Ich sehe in dieser Krise der Revolution die Chance der ökologischen Bewegung und sie ist eine Chance für uns. Indem wir unser Verhältnis zur Natur korrigieren, schaffen wir eine wichtige Voraussetzung unserer eigenen Existenz. Die Pflege unserer natürlichen Umwelt, die Verbesserung von Luft-, Wasser- und Bodenverhältnissen, der Artenschutz usw. sind nicht nur die Anliegen der Naturfreunde, es sind die direkten Aktionen der Humanisten. „Ökoromantik“ ist auch kein Schimpfwort, sondern bezeichnet einen Bedarf der Revolution.

Doch unsere Beziehung zum ökologischen Prinzip muss noch tiefer gehen. Unser privates und öffentliches Handeln sollte sich nicht nur an der Umwelt, sondern auch am Wesen alles Natürlichen messen.

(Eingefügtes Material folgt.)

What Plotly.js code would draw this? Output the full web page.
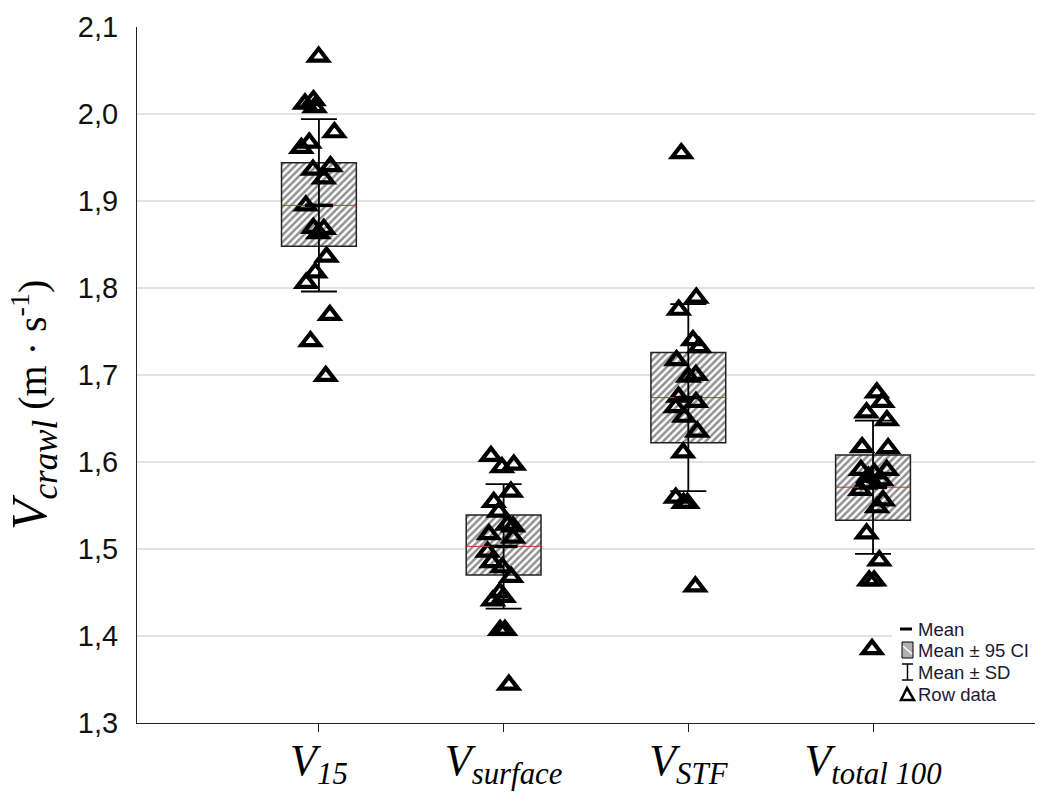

Allem Lebendigen, Spontanen, allem Ganzheitlichen und trotz unseres Bemühens rätselhaft Unangepassten gehört unsere Zuneigung und unser Vertrauen. Erst eine solche Position bildet den Kontrapunkt zum Stalinismus und zu allem Erstarrten und wer sich ihrer annimmt, steht auch im Widerspruch zu den neuen Technokraten und den Wirtschaftspragmatikern.

Das Wirtschaftswachstum ist (ebenso wie die deutsche Einheit) kein Ziel an sich, sondern ein Begriff, dessen Inhalt konkret gemacht werden muß.

Mehr Produktion, mehr Konsum, mehr Müll – das kann nicht das Ergebnis dieser Revolution sein. Wenn wir Zuwachs brauchen, dann ist es Zuwachs an Lebensqualität und dieser Zuwachs verlangt nach einer neuen Art des Produzierens, des Konsumierens und des Regierens. Nur eine konsequente ökologische Orientierung aller Politikfelder – von der Wirtschaft über die Kultur, Bildung, Sport bis zur Abrüstungs – und Außenpolitik, kann die Revolution vom Herbst ´89 noch retten – vielleicht.